┌────────
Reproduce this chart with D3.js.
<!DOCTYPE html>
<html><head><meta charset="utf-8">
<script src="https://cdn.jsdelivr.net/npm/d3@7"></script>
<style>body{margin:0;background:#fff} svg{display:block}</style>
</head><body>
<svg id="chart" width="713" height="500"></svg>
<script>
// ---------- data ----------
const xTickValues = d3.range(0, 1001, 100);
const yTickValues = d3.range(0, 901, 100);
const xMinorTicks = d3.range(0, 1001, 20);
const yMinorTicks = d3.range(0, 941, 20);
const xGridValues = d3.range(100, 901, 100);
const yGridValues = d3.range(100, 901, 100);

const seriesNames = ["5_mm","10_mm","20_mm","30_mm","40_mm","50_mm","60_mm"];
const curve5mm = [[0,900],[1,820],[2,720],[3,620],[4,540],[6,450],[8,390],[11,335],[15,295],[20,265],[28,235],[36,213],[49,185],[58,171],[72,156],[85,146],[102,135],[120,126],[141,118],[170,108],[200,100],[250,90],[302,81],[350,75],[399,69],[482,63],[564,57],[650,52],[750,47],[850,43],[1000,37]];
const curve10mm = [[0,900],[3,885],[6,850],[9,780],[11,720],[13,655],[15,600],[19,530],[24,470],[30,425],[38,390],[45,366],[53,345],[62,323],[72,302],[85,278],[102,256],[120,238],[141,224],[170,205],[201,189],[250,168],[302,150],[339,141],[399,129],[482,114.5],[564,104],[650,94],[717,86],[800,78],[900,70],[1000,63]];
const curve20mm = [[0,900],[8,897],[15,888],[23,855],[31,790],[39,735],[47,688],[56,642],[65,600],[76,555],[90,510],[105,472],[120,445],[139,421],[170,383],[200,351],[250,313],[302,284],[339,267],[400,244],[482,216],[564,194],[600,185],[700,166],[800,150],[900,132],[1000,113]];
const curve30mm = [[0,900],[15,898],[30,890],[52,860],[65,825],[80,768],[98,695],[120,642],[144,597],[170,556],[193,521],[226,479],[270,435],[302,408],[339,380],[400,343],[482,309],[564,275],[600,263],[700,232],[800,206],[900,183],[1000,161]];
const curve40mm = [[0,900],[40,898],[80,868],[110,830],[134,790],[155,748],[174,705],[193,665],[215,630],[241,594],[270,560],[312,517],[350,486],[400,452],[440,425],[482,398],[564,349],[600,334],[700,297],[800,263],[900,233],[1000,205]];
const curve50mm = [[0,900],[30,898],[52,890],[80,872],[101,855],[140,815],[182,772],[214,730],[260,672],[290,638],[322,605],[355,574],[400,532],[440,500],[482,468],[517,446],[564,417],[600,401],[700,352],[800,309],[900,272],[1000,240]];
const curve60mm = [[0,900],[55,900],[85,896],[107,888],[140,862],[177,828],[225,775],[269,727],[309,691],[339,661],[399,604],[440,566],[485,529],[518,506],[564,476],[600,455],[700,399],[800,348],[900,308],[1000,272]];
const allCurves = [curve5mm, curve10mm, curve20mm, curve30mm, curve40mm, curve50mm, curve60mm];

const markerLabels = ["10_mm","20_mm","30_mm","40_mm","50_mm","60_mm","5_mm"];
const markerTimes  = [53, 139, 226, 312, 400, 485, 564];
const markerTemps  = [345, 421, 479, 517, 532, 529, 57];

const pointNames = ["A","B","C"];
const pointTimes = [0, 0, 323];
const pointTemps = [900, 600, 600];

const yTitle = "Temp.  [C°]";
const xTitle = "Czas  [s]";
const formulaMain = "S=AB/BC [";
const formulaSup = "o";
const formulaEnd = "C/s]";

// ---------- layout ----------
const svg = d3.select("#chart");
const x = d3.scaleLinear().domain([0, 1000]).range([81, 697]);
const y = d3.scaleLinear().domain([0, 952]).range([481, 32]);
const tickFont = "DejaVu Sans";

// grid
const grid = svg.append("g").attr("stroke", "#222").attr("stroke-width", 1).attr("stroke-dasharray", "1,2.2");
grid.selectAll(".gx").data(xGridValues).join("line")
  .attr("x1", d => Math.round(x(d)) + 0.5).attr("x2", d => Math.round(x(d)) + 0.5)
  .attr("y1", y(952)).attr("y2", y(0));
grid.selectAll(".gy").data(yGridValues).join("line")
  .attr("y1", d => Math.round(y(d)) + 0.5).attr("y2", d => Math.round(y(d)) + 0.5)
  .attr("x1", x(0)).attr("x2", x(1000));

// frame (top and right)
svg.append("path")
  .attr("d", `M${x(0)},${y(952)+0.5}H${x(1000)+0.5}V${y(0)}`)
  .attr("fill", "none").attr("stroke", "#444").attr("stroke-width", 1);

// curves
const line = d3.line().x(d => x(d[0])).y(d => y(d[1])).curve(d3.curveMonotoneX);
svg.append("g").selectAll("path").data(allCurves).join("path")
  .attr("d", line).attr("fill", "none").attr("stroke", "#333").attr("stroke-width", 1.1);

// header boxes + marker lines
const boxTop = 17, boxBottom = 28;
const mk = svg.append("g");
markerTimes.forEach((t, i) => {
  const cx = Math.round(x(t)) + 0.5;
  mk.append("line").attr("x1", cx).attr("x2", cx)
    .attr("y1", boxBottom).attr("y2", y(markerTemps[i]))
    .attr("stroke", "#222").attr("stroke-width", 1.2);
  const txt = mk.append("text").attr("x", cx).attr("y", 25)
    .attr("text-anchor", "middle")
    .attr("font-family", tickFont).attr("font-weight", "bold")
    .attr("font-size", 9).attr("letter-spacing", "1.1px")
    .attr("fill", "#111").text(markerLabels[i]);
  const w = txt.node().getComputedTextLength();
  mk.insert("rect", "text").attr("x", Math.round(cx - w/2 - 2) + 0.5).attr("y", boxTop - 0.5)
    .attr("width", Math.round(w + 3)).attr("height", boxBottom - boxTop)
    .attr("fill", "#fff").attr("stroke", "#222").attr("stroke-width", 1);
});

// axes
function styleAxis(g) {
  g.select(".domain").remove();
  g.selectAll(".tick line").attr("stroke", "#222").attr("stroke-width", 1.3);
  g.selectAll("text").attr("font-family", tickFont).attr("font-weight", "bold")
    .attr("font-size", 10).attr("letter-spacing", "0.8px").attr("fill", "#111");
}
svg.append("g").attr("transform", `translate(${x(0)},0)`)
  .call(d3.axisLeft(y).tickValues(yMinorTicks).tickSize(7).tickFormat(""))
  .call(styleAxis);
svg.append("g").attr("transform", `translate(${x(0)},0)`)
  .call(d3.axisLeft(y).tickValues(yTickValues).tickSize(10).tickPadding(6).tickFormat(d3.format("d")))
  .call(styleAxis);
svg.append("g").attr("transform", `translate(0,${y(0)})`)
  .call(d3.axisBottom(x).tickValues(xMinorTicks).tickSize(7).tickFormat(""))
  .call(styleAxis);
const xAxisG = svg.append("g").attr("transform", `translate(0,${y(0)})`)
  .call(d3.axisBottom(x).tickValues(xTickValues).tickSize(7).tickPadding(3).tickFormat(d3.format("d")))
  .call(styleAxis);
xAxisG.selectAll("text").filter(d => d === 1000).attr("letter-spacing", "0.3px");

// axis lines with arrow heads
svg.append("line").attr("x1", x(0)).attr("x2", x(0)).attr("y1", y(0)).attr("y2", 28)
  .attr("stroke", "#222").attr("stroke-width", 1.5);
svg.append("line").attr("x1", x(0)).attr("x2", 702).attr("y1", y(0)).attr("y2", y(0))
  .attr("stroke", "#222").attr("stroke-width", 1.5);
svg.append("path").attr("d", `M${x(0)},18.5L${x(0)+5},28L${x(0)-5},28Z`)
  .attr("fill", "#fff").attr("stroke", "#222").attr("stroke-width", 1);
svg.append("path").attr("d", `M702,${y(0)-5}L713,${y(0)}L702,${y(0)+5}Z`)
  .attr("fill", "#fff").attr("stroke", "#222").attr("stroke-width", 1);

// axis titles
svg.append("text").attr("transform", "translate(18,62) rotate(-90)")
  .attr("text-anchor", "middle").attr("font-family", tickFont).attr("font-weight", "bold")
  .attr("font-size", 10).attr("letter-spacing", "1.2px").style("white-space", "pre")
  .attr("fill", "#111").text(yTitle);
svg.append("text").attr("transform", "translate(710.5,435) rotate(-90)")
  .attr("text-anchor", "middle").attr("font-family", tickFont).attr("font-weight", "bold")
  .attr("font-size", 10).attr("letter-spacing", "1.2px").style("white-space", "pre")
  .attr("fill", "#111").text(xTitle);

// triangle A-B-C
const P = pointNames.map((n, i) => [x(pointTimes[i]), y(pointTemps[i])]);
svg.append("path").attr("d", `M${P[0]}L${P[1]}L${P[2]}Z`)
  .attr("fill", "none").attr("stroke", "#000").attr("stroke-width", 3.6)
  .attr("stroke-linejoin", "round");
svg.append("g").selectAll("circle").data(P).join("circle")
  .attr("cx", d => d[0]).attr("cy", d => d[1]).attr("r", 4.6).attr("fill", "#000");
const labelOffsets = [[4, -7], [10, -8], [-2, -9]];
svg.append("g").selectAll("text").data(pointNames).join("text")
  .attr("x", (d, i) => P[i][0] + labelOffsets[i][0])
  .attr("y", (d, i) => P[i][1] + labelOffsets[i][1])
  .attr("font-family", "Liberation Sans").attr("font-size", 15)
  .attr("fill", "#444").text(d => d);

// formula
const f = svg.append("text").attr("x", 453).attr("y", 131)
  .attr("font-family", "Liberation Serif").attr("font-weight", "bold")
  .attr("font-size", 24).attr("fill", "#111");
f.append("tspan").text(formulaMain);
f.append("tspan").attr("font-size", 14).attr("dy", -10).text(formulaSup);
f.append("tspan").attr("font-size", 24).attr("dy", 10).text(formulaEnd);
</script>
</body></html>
└────────
● YOUR INSTRUCTIONS:
Exactly as written, please reproduce the lines from the first line of the data to the line containing "const yGridValues = d3.range(100, 901, 100);", inclusive, and nothing else.

● WRITTEN RESPONSE:
Reproduce this chart with D3.js.
<!DOCTYPE html>
<html><head><meta charset="utf-8">
<script src="https://cdn.jsdelivr.net/npm/d3@7"></script>
<style>body{margin:0;background:#fff} svg{display:block}</style>
</head><body>
<svg id="chart" width="713" height="500"></svg>
<script>
// ---------- data ----------
const xTickValues = d3.range(0, 1001, 100);
const yTickValues = d3.range(0, 901, 100);
const xMinorTicks = d3.range(0, 1001, 20);
const yMinorTicks = d3.range(0, 941, 20);
const xGridValues = d3.range(100, 901, 100);
const yGridValues = d3.range(100, 901, 100);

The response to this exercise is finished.